Beberapa bulan kemudian, aku dan ibuku menyusul ayah untuk tinggal di sebuah kota. Ayah sudah mendapatkan pekerjaan baru, yaitu buruh proyek. Di tempat baru, aku mulai menjadi anak kecil yang normal tanpa harus bertemu bocah lelaki sialan itu. Aku mencari teman baru, belajar bahasa baru, dan masih banyak hal-hal baru yang kutemui.

Ya, perlahan-lahan aku bisa terlihat jadi anak biasa. Tapi satu hal, trauma itu tidak pernah hilang. Hal itu membekas dan selalu mengahantuiku. Aku tidak tau apa yang terjadi padaku waktu itu, namun aku mengingatnya, benar-benar tidak pernah melupakannya.

Suatu saat, ketika usiaku mulai beranjak remaja. Aku mulai mengetahui arti dari pacaran dan sejenisnya. Aku mulai memahami apa itu sex dan sejenisnya. Semakin aku dewasa, semakin aku sadar bahwa ketika aku kecil, aku menjadi korban pelecehan seksual. Pahit. Sakit sekali rasanya mengetahui kenyataan itu. Hal itu membuatku memikirkan masa depanku, apa yang akan terjadi denganku? Apa ada yang akan menerima kondisiku? Aku tidak tahu. Sejak saat itu aku mulai merasa bahwa aku adalah sampah, aku tidak berguna dan aku pasti tidak diinginkan oleh siapa-siapa. Itu yang ada dipikiranku.

Diluar, aku terlihat seperti anak gadis normal. Anak gadis kebanggaan ayah dan ibu. Anak gadis kebanggan bapak dan ibu guru. Anak gadis kebanggaan teman-temanku. Tapi, mereka semua benar-benar tidak ada yang mengenalku. Aku mengcover diriku sedemikian rupa, sesempurna yang kubisa untuk menutupi siapa diriku. Disamping itu, ketika aku sendirian ketika tidak ada siapa-siapa disisiku aku selalu menangis sejadi-jadinya menyesali kebodohanku. Kebodohan anak kecil di usia 3 tahun yang sangat lugu. Tolol! Sungguh aku membenci diriku!

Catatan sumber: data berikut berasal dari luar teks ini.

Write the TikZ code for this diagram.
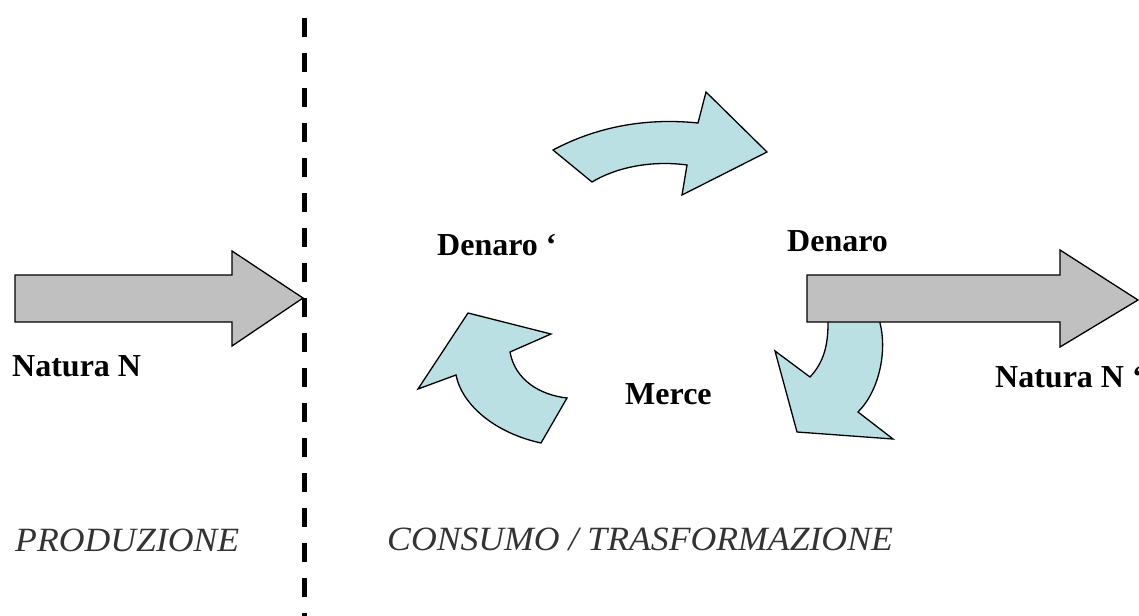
\documentclass[tikz,border=0pt]{standalone}
\usepackage{fontspec}
\setmainfont{Liberation Serif}
\newfontfamily\zonafont[FakeStretch=1.05]{Liberation Serif}
\usepackage{xcolor}
\definecolor{grigio}{HTML}{C0C0C0}
\definecolor{azzurro}{HTML}{BBE0E3}
\definecolor{scuro}{HTML}{333333}

\begin{document}
\begin{tikzpicture}[x=1pt,y=-1pt,
  etichetta/.style={anchor=base west,inner sep=0pt,font=\fontsize{32}{36}\selectfont\bfseries},
  zona/.style={anchor=base west,inner sep=0pt,text=scuro,font=\fontsize{34}{40}\selectfont\zonafont\itshape},
  freccia/.style={line width=1.3pt,line join=miter,fill=grigio},
  ciclo/.style={line width=1.3pt,line join=miter,fill=azzurro}]
\useasboundingbox (0,0) rectangle (1139,615);

\filldraw[freccia] (15,275) -- (232,275) -- (232,251) -- (303,298) -- (232,346) -- (232,322) -- (15,322) -- cycle;
\draw[line width=5pt,dash pattern=on 19pt off 16pt] (304,18) -- (304,640);

\filldraw[ciclo] (553,150) .. controls (600,125) and (650,118) .. (698,123) -- (706,92) -- (767,152)
  -- (682,195) -- (687,165) .. controls (650,160) and (615,168) .. (592,182) -- cycle;
\filldraw[ciclo] (468,313) -- (551,334) -- (510,352) .. controls (515,380) and (540,395) .. (567,398)
  -- (541,443) .. controls (495,433) and (462,405) .. (456,375) -- (418,389) -- cycle;
\filldraw[ciclo] (880,310) -- (880,323) .. controls (887,350) and (880,390) .. (858,412) -- (893,439)
  -- (797,432) -- (775,351) -- (810,377) .. controls (824,362) and (828,345) .. (828,323) -- (828,310) -- cycle;

\filldraw[freccia] (807,275) -- (1060,275) -- (1060,250) -- (1138,300) -- (1060,347) -- (1060,322) -- (807,322) -- cycle;

\node[etichetta] (natura) at (12,376) {Natura N};
\node[etichetta] (denarop) at (437,255) {Denaro ‘};
\node[etichetta] (denaro) at (787,251) {Denaro};
\node[etichetta] (merce) at (625,404) {Merce};
\node[etichetta] (naturap) at (995,387) {Natura N ‘};
\node[zona] (prod) at (15,551) {PRODUZIONE};
\node[zona] (cons) at (387,550) {CONSUMO / TRASFORMAZIONE};
\end{tikzpicture}
\end{document}
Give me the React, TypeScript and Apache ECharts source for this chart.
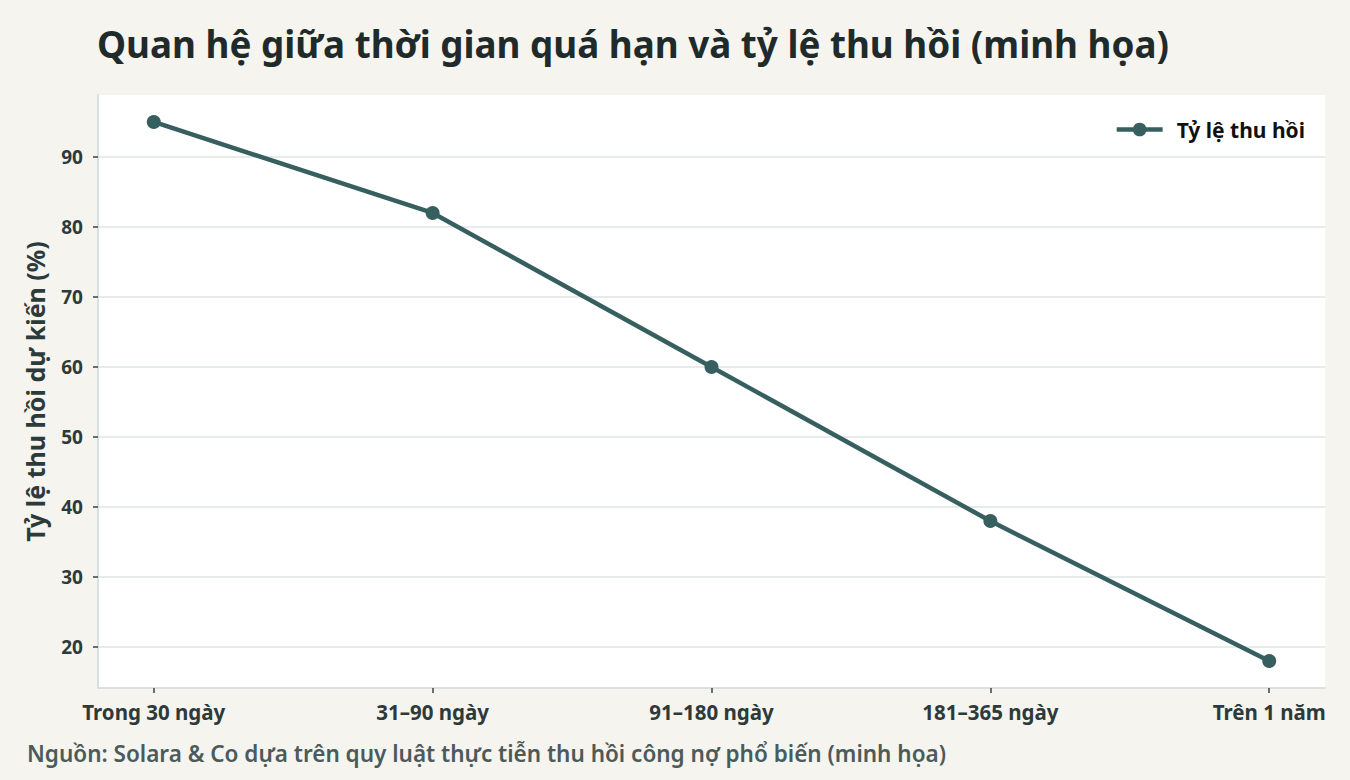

Sampai disini dulu. Ini adalah salah satu hal yang memicu depresiku. Lain waktu aku akan bercerita kembali. Cerita ini, sungguh-sungguh terjadi padaku dan aku sama sekali tidak mengarangnya. Semoga dengan mengetahui ceritaku, kalian jadi lebih aware dengan kasus-kasus seperti ini. Jangan men-judge korban, karna hal itu bukan menjadi keinginannya. Berilah dukungan untuknya.